▶ What is needed
Drop every picture, then transcribe the remaining data exactly.

▶ Recorded information

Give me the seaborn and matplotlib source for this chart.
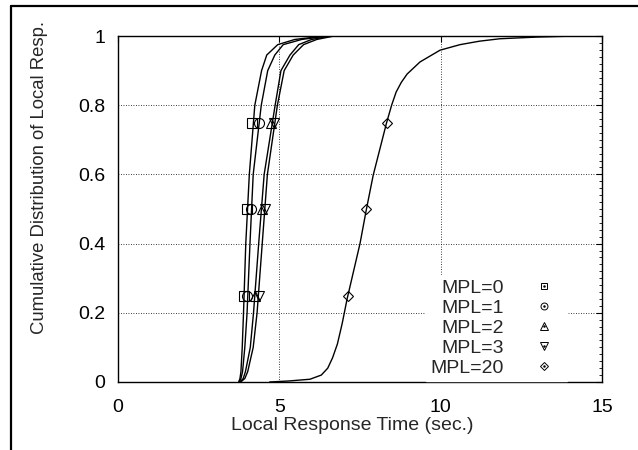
import numpy as np
import pandas as pd
import seaborn as sns
import matplotlib.pyplot as plt
from matplotlib.lines import Line2D
from matplotlib.ticker import MultipleLocator, FixedLocator
from matplotlib.legend_handler import HandlerTuple

sns.set_style('white')
plt.rcParams['font.family'] = ['Liberation Sans', 'DejaVu Sans']

# CDF levels (MPL=0..3)
cdf_fast = [0.0, 0.01, 0.03, 0.1, 0.2, 0.4, 0.6, 0.8, 0.9, 0.945, 0.975, 0.99, 1.0, 1.0]
t_mpl0 = [3.74, 3.78, 3.81, 3.85, 3.89, 3.96, 4.07, 4.24, 4.45, 4.61, 4.95, 5.48, 6.40, 15.0]
t_mpl1 = [3.76, 3.81, 3.86, 3.93, 4.00, 4.09, 4.19, 4.44, 4.64, 4.86, 5.12, 5.69, 6.50, 15.0]
t_mpl2 = [3.78, 3.88, 3.95, 4.10, 4.20, 4.36, 4.53, 4.87, 5.05, 5.33, 5.60, 6.00, 6.60, 15.0]
t_mpl3 = [3.80, 3.93, 4.02, 4.19, 4.31, 4.47, 4.63, 4.94, 5.15, 5.43, 5.75, 6.16, 6.70, 15.0]

# MPL=20 curve
t_mpl20 = [4.7, 5.3, 5.95, 6.3, 6.5, 6.65, 6.8, 6.95, 7.1, 7.25, 7.50, 7.70, 7.91,
           8.32, 8.48, 8.62, 8.78, 8.96, 9.36, 9.98, 10.6, 11.2, 11.83, 13.0, 14.2, 15.0]
cdf_mpl20 = [0.0, 0.003, 0.008, 0.02, 0.04, 0.07, 0.11, 0.17, 0.24, 0.30, 0.40,
             0.50, 0.598, 0.748, 0.80, 0.838, 0.866, 0.89, 0.925, 0.959, 0.975, 0.985,
             0.992, 0.997, 1.0, 1.0]

# quartile markers
quart = [0.25, 0.5, 0.75]
q_mpl0 = [3.90, 3.99, 4.16]
q_mpl1 = [4.00, 4.12, 4.38]
q_mpl2 = [4.24, 4.45, 4.73]
q_mpl3 = [4.38, 4.55, 4.83]
q_mpl20 = [7.14, 7.70, 8.34]

labels = ['MPL=0', 'MPL=1', 'MPL=2', 'MPL=3', 'MPL=20']
markers = ['s', 'o', '^', 'v', 'D']
msize = [7.2, 7.2, 7.4, 7.4, 4.9]

rows = []
for lab, t in zip(labels[:4], [t_mpl0, t_mpl1, t_mpl2, t_mpl3]):
    for x, y in zip(t, cdf_fast):
        rows.append((lab, x, y))
for x, y in zip(t_mpl20, cdf_mpl20):
    rows.append(('MPL=20', x, y))
curves = pd.DataFrame(rows, columns=['mpl', 'time', 'cdf'])

fig = plt.figure(figsize=(6.38, 4.5), dpi=100)
ax = fig.add_axes([118 / 638, 1 - 382 / 450, 484 / 638, 346 / 450])

sns.lineplot(data=curves, x='time', y='cdf', hue='mpl', palette=['black'] * 5,
             estimator=None, sort=False, legend=False, linewidth=1.0, ax=ax)

qs = [q_mpl0, q_mpl1, q_mpl2, q_mpl3, q_mpl20]
for q, m, ms in zip(qs, markers, msize):
    ax.plot(q, quart, ls='none', marker=m, ms=ms, mfc='none', mec='black', mew=0.8)

ax.set_xlim(0, 15)
ax.set_ylim(0, 1)
ax.xaxis.set_major_locator(FixedLocator([0, 5, 10, 15]))
ax.yaxis.set_major_locator(FixedLocator([0, 0.2, 0.4, 0.6, 0.8, 1.0]))
ax.yaxis.set_minor_locator(MultipleLocator(0.02))
ax.set_xticklabels(['0', '5', '10', '15'])
ax.set_yticklabels(['0', '0.2', '0.4', '0.6', '0.8', '1'])
ax.tick_params(which='both', direction='in', top=True, right=True, colors='black')
ax.tick_params(which='major', length=4, width=0.8, labelsize=14)
ax.tick_params(which='minor', length=2.2, width=0.6)
ax.tick_params(axis='x', pad=12.5)
ax.tick_params(axis='y', pad=9)
ax.grid(True, which='major', linestyle=(0, (1, 2)), color='black', linewidth=0.6)
for s in ax.spines.values():
    s.set_color('black')
    s.set_linewidth(1.0)
ax.set_xlabel('')
ax.set_ylabel('')

fig.text(352 / 638, 1 - 425 / 450, 'Local Response Time (sec.)', fontsize=14,
         ha='center', va='center')
fig.text(40 / 638, 1 - 178 / 450, 'Cumulative Distribution of Local Resp.', fontsize=13.3,
         rotation=90, ha='center', va='center')

handles = []
for m, ms in zip(markers, [5, 5, 5.2, 5.2, 3.6]):
    h = Line2D([], [], ls='none', marker=m, ms=ms, mfc='none', mec='black', mew=0.7)
    d = Line2D([], [], ls='none', marker='o', ms=0.8, mfc='black', mec='black')
    handles.append((h, d))
leg = ax.legend(handles, labels, handler_map={tuple: HandlerTuple(ndivide=1, pad=0)},
                loc='lower right', bbox_to_anchor=(0.9275, 0.004), markerfirst=False,
                fontsize=14, frameon=True, fancybox=False, framealpha=1,
                edgecolor='white', handlelength=2.0, handletextpad=1.06,
                labelspacing=0.12, borderpad=0.2, borderaxespad=0)

# outer frame
fig.add_artist(Line2D([11 / 638, 11 / 638], [0, 1 - 6 / 450], color='black', lw=1.6))
fig.add_artist(Line2D([11 / 638, 1], [1 - 6 / 450, 1 - 6 / 450], color='black', lw=1.6))

fig.savefig('out.png', dpi=100)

▶ Output below
Give me the seaborn and matplotlib source for this chart.
import numpy as np
import pandas as pd
import seaborn as sns
import matplotlib.pyplot as plt
from matplotlib.lines import Line2D
from matplotlib.ticker import MultipleLocator, FixedLocator
from matplotlib.legend_handler import HandlerTuple

sns.set_style('white')
plt.rcParams['font.family'] = ['Liberation Sans', 'DejaVu Sans']

# CDF levels (MPL=0..3)
cdf_fast = [0.0, 0.01, 0.03, 0.1, 0.2, 0.4, 0.6, 0.8, 0.9, 0.945, 0.975, 0.99, 1.0, 1.0]
t_mpl0 = [3.74, 3.78, 3.81, 3.85, 3.89, 3.96, 4.07, 4.24, 4.45, 4.61, 4.95, 5.48, 6.40, 15.0]
t_mpl1 = [3.76, 3.81, 3.86, 3.93, 4.00, 4.09, 4.19, 4.44, 4.64, 4.86, 5.12, 5.69, 6.50, 15.0]
t_mpl2 = [3.78, 3.88, 3.95, 4.10, 4.20, 4.36, 4.53, 4.87, 5.05, 5.33, 5.60, 6.00, 6.60, 15.0]
t_mpl3 = [3.80, 3.93, 4.02, 4.19, 4.31, 4.47, 4.63, 4.94, 5.15, 5.43, 5.75, 6.16, 6.70, 15.0]

# MPL=20 curve
t_mpl20 = [4.7, 5.3, 5.95, 6.3, 6.5, 6.65, 6.8, 6.95, 7.1, 7.25, 7.50, 7.70, 7.91,
           8.32, 8.48, 8.62, 8.78, 8.96, 9.36, 9.98, 10.6, 11.2, 11.83, 13.0, 14.2, 15.0]
cdf_mpl20 = [0.0, 0.003, 0.008, 0.02, 0.04, 0.07, 0.11, 0.17, 0.24, 0.30, 0.40,
             0.50, 0.598, 0.748, 0.80, 0.838, 0.866, 0.89, 0.925, 0.959, 0.975, 0.985,
             0.992, 0.997, 1.0, 1.0]

# quartile markers
quart = [0.25, 0.5, 0.75]
q_mpl0 = [3.90, 3.99, 4.16]
q_mpl1 = [4.00, 4.12, 4.38]
q_mpl2 = [4.24, 4.45, 4.73]
q_mpl3 = [4.38, 4.55, 4.83]
q_mpl20 = [7.14, 7.70, 8.34]

labels = ['MPL=0', 'MPL=1', 'MPL=2', 'MPL=3', 'MPL=20']
markers = ['s', 'o', '^', 'v', 'D']
msize = [7.2, 7.2, 7.4, 7.4, 4.9]

rows = []
for lab, t in zip(labels[:4], [t_mpl0, t_mpl1, t_mpl2, t_mpl3]):
    for x, y in zip(t, cdf_fast):
        rows.append((lab, x, y))
for x, y in zip(t_mpl20, cdf_mpl20):
    rows.append(('MPL=20', x, y))
curves = pd.DataFrame(rows, columns=['mpl', 'time', 'cdf'])

fig = plt.figure(figsize=(6.38, 4.5), dpi=100)
ax = fig.add_axes([118 / 638, 1 - 382 / 450, 484 / 638, 346 / 450])

sns.lineplot(data=curves, x='time', y='cdf', hue='mpl', palette=['black'] * 5,
             estimator=None, sort=False, legend=False, linewidth=1.0, ax=ax)

qs = [q_mpl0, q_mpl1, q_mpl2, q_mpl3, q_mpl20]
for q, m, ms in zip(qs, markers, msize):
    ax.plot(q, quart, ls='none', marker=m, ms=ms, mfc='none', mec='black', mew=0.8)

ax.set_xlim(0, 15)
ax.set_ylim(0, 1)
ax.xaxis.set_major_locator(FixedLocator([0, 5, 10, 15]))
ax.yaxis.set_major_locator(FixedLocator([0, 0.2, 0.4, 0.6, 0.8, 1.0]))
ax.yaxis.set_minor_locator(MultipleLocator(0.02))
ax.set_xticklabels(['0', '5', '10', '15'])
ax.set_yticklabels(['0', '0.2', '0.4', '0.6', '0.8', '1'])
ax.tick_params(which='both', direction='in', top=True, right=True, colors='black')
ax.tick_params(which='major', length=4, width=0.8, labelsize=14)
ax.tick_params(which='minor', length=2.2, width=0.6)
ax.tick_params(axis='x', pad=12.5)
ax.tick_params(axis='y', pad=9)
ax.grid(True, which='major', linestyle=(0, (1, 2)), color='black', linewidth=0.6)
for s in ax.spines.values():
    s.set_color('black')
    s.set_linewidth(1.0)
ax.set_xlabel('')
ax.set_ylabel('')

fig.text(352 / 638, 1 - 425 / 450, 'Local Response Time (sec.)', fontsize=14,
         ha='center', va='center')
fig.text(40 / 638, 1 - 178 / 450, 'Cumulative Distribution of Local Resp.', fontsize=13.3,
         rotation=90, ha='center', va='center')

handles = []
for m, ms in zip(markers, [5, 5, 5.2, 5.2, 3.6]):
    h = Line2D([], [], ls='none', marker=m, ms=ms, mfc='none', mec='black', mew=0.7)
    d = Line2D([], [], ls='none', marker='o', ms=0.8, mfc='black', mec='black')
    handles.append((h, d))
leg = ax.legend(handles, labels, handler_map={tuple: HandlerTuple(ndivide=1, pad=0)},
                loc='lower right', bbox_to_anchor=(0.9275, 0.004), markerfirst=False,
                fontsize=14, frameon=True, fancybox=False, framealpha=1,
                edgecolor='white', handlelength=2.0, handletextpad=1.06,
                labelspacing=0.12, borderpad=0.2, borderaxespad=0)

# outer frame
fig.add_artist(Line2D([11 / 638, 11 / 638], [0, 1 - 6 / 450], color='black', lw=1.6))
fig.add_artist(Line2D([11 / 638, 1], [1 - 6 / 450, 1 - 6 / 450], color='black', lw=1.6))

fig.savefig('out.png', dpi=100)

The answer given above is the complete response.